しかしその時の私は、オーナー様の人柄や優しさに触れて、私にできることならと二つ返事で引き受けました。それはどちらかといえば感情的な気持ちのままに、咄嗟に反応した返事であり、行動でした。その行為が間違っていたとは思いませんが、この出来事はPMとして素通りすべきことではないと感じ、考え、ひとつの答えにたどり着きました。大事なのは、どちらの対応が正しいかどうかということよりも、その時の判断が主体性を持っていたか否か、ということのように思えたのです。
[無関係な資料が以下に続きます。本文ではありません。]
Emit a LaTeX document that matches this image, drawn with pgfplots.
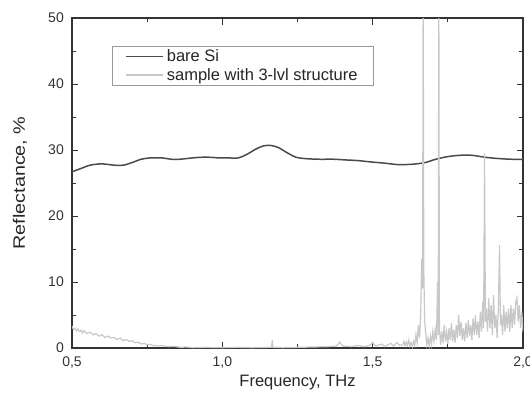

振り返ってみるとその時の私は、PM業務の原理原則に則って冷静に物事を判断するというよりは、判断基準がその日その時の自分の感情に流されていました。そのため、本当にオーナー様のお役に立てた、という感覚もしっくりと持つことはできていなかったと思います。
それがなぜかを考え、思い当たったのが、オーナー様からのお願い事を引き受けるという現象は同じだとしても、それを感情のままに判断することと、主体的に判断することには大きな違いがあるということでした。主体的であればあるほど物事を客観的に捉えることができ、より確かな判断が得られるのだと思います。
そう考えると、感情のままに引き受けることはむしろ、オーナー様に対して申し訳ないことのように思えたのです。私にとってあの日は、とても貴重な1日でした。